This Spanish beach resort has a hotel, a beach and glorious weather, but what it doesn't seem to have is many holidaymakers. That's what these four waitresses from a topless bar find out when they arrive for a few days' break approaching the place and giggling amongst themselves that there is nobody to take their luggage, and they're not even very sure whereabouts the reception is, which involves a spot of wandering around. When they do finally reach it, there's still no one there, no guests or staff, until Carlos (Antonio Mayans) appears and tells them they must be split up into pairs in rooms at opposite ends of the building, which they are not too keen on but accept anyway...
As it turns out, this offers them more of a chance to enjoy lesbian couplings, each wrongly believing the other pair are prudes and wouldn't tolerate such behaviour. If you're a prude then you certainly won't tolerate Mansion of the Living Dead, a combination of sex and horror from Spanish master of trash Jess Franco, though that said if you're in any way a fan of mainstream quality cinema it wouldn't do much for you either. This was one of his most typical efforts by the mid-eighties, where he would stage softcore sex scenes extensively then to add flavour include a few fright sequences, presumably designed to appeal to fans of both of those genres, though in effect creating a mishmash which only drew in the most hardy aficionados.

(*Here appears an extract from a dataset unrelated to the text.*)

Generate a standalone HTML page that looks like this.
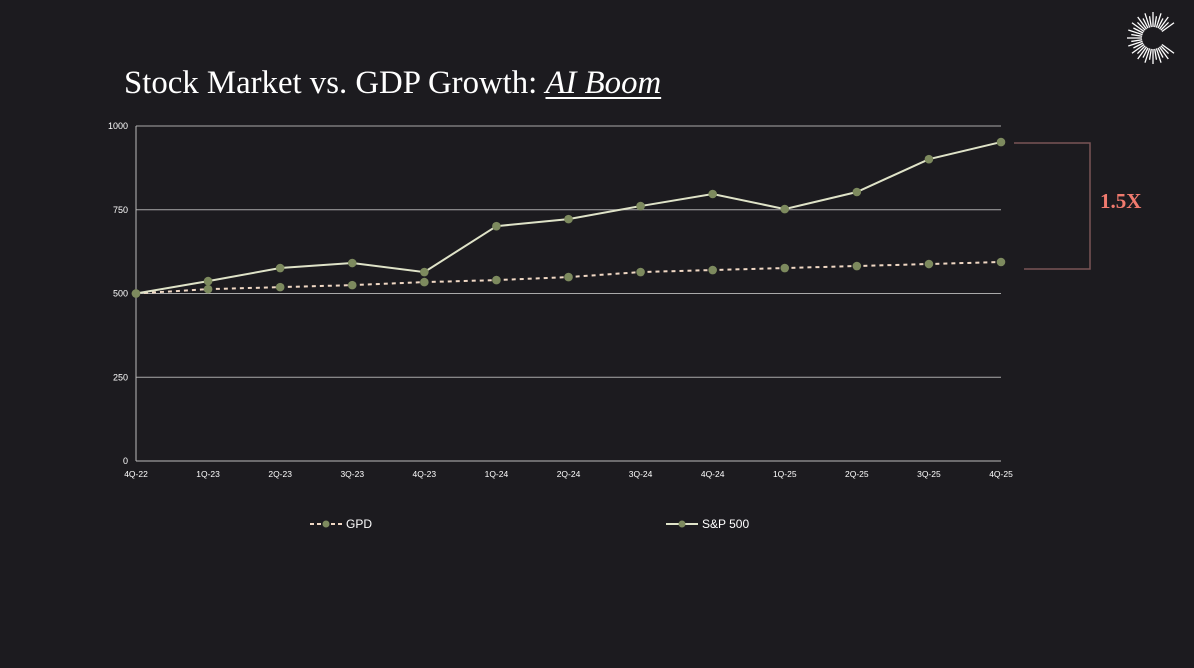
<!DOCTYPE html>
<html><head><meta charset="utf-8"><style>
html,body{margin:0;padding:0;background:#1c1b1f;}
body{width:1194px;height:668px;overflow:hidden;position:relative;font-family:"Liberation Sans",sans-serif;}
#title{position:absolute;left:124px;top:65px;font-family:"Liberation Serif",serif;font-size:32.8px;color:#fff;margin:0;font-weight:normal;}
#title i{text-decoration:underline;text-decoration-thickness:2px;text-underline-offset:4px;}
svg{position:absolute;left:0;top:0;}
</style></head><body>
<h1 id="title">Stock Market vs. GDP Growth: <i>AI Boom</i></h1>
<svg id="chart" width="1194" height="668"></svg>
<script>
const categories=["4Q-22","1Q-23","2Q-23","3Q-23","4Q-23","1Q-24","2Q-24","3Q-24","4Q-24","1Q-25","2Q-25","3Q-25","4Q-25"];
const sp500=[500,537,576,591,564,701,722,761,797,752,803,901,952];
const gdp=[500,513,519,525,534,540,549,564,570,576,582,588,594];
const yTicks=[0,250,500,750,1000];
const NS="http://www.w3.org/2000/svg";
const svg=document.getElementById('chart');
const x0=136,x1=1001,yTop=126,yBot=461;
const xs=i=>x0+(x1-x0)*i/(categories.length-1);
const ys=v=>yBot-(yBot-yTop)*v/1000;
function mk(t,a,p){const e=document.createElementNS(NS,t);for(const k in a)e.setAttribute(k,a[k]);(p||svg).appendChild(e);return e;}
yTicks.forEach(v=>{
 const l=mk('line',{x1:x0,x2:x1,y1:ys(v),y2:ys(v),stroke:v===0?'#bbb':'#aaa','stroke-width':1});
 
 
 const t=mk('text',{x:128,y:ys(v)+3,'text-anchor':'end','font-size':9,fill:'#fff'});t.textContent=v;
 
 
});
const ax=mk('line',{x1:x0,x2:x0,y1:yTop,y2:yBot,stroke:'#bbb'});


categories.forEach((c,i)=>{
 const t=mk('text',{x:xs(i),y:477,'text-anchor':'middle','font-size':8.5,fill:'#fff'});t.textContent=c;
 
 
});
function series(vals,name,dash,color){
 const p=mk('polyline',{points:vals.map((v,i)=>xs(i)+','+ys(v)).join(' '),fill:'none',stroke:color,'stroke-width':2});
 if(dash)p.setAttribute('stroke-dasharray',dash);
 
 
 vals.forEach((v,i)=>{const c=mk('circle',{cx:xs(i),cy:ys(v),r:4.3,fill:'#7d8a5e'});
 
 });
}
series(gdp,'gdp','4 4','#f0d8c4');
series(sp500,'sp500',null,'#dfe3c8');
const b=mk('polyline',{points:'1014,143 1090,143 1090,269 1024,269',fill:'none',stroke:'#7a5457','stroke-width':1.5});


const bt=mk('text',{x:1100,y:208,'font-family':'Liberation Serif, serif','font-size':21,'font-weight':'bold',fill:'#f07a6e'});bt.textContent='1.5X';


const lg1=mk('g',{});


mk('line',{x1:310,x2:342,y1:524,y2:524,stroke:'#f0d8c4','stroke-width':2,'stroke-dasharray':'4 3'},lg1);
mk('circle',{cx:326,cy:524,r:3.5,fill:'#7d8a5e'},lg1);
const l1=mk('text',{x:346,y:528,'font-size':12,fill:'#fff'},lg1);l1.textContent='GPD';
const lg2=mk('g',{});


mk('line',{x1:666,x2:698,y1:524,y2:524,stroke:'#dfe3c8','stroke-width':2},lg2);
mk('circle',{cx:682,cy:524,r:3.5,fill:'#7d8a5e'},lg2);
const l2=mk('text',{x:702,y:528,'font-size':12,fill:'#fff'},lg2);l2.textContent='S&P 500';
const lg=mk('g',{});


for(let a=0;a<360;a+=9){
 if(a>325||a<35)continue;
 const r=a*Math.PI/180;const cx=1153,cy=38;
 const r1=11,r2=(a%18===0)?26:22;
 mk('line',{x1:cx+Math.cos(r)*r1,y1:cy+Math.sin(r)*r1,x2:cx+Math.cos(r)*r2,y2:cy+Math.sin(r)*r2,stroke:'#fff','stroke-width':1.3},lg);
}
</script>
</body></html>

At this stage Franco had become notorious for his cheap and cheerful cost-cutting exercises, and the sight of his name coming up at the opening credits was enough to make many a horror fan groan, but aside from the really dedicated followers - who were not exactly numerous - he was capable of generating an amused indulgence if not an active enjoyment from those who gave his movies a go. In this instance, Franco was ostensibly offering his take on the Blind Dead movies which had been a popular Spanish horror series from the decade before, though you would really have to be informed of that before you watched it or that little detail may well pass you by. Whatever, the followers of those efforts were deeply unimpressed by Franco's activities.
In most of the running time here the plot was thrown out of the window, either for scenes of the actresses wandering about the empty hotel and its grounds, or more pointedly scenes where they stripped off and often simulated sex with one another. The quartet of tourists were led by Lina Romay, Franco's other half and self-confessed exhibitionist, so naturally she spent most of the movie in the buff as Candy, who sports a distracting blonde wig and also spits out a pubic hair in one bit (classy). The girls might have twigged something was up early on when they are sunbathing and an unknown hand throws a machete into the sand between them, giving them a fright, but they shrug it off as they do every example of weirdness until it is too late for them to get away - the presence of a Spanish Inquisition monastery nearby (but no mansion) should have been a strong hint.
Yes, once we have all that steamy stuff over with one of the interchangeable ladies, Mabel (Mabel Escaño) finds herself at the mercy of skull-faced monks who in a never really explained twist have been hanging around there looking for someone to victimise and indeed sacrifice, which they proceed to do to the hapless holidaymaker, though not before they gang rape her in a sequence something of an ordeal to get through. Not because it's offensive, though you could very well see it as that, but mostly because it leaves you dejected that this was the best they could come up with, and the tedium is beginning to be difficult to shift, even with the second half addition of a chained up naked woman named Olivia (Eva Léon) who has some connection to Carlos the manager, or is he just the receptionist? Actually, he's the head monk when he puts on unconvincing white face makeup, which leaves you with not much except quite a nice atmosphere of windswept desolation and lots of naked flesh, a curious mixture that will really only attract specialised tastes. Franco did the music, too.
Legendary director of predominantly sex-and-horror-based material, Spanish-born Jesus Franco had as many as 200 directing credits to his name. Trained initially as a musician before studying film at the Sorbonne in Paris, Franco began directing in the late 50s. By using the same actors, sets and locations on many films, Franco has maintained an astonishing workrate, and while the quality of his work has sometimes suffered because of this, films such as Virgin Amongst the Living dead, Eugenie, Succubus and She Killed in Ecstasy remain distinctive slices of 60s/70s art-trash.
Most of his films have been released in multiple versions with wildly differing titles, while Franco himself has directed under a bewildering number of pseudonyms. Actors who have regularly appeared in his films include Klaus Kinski, Christopher Lee and wife Lina Romay; fans should also look out for his name on the credits of Orson Welles' Chimes of Midnight, on which he worked as assistant director.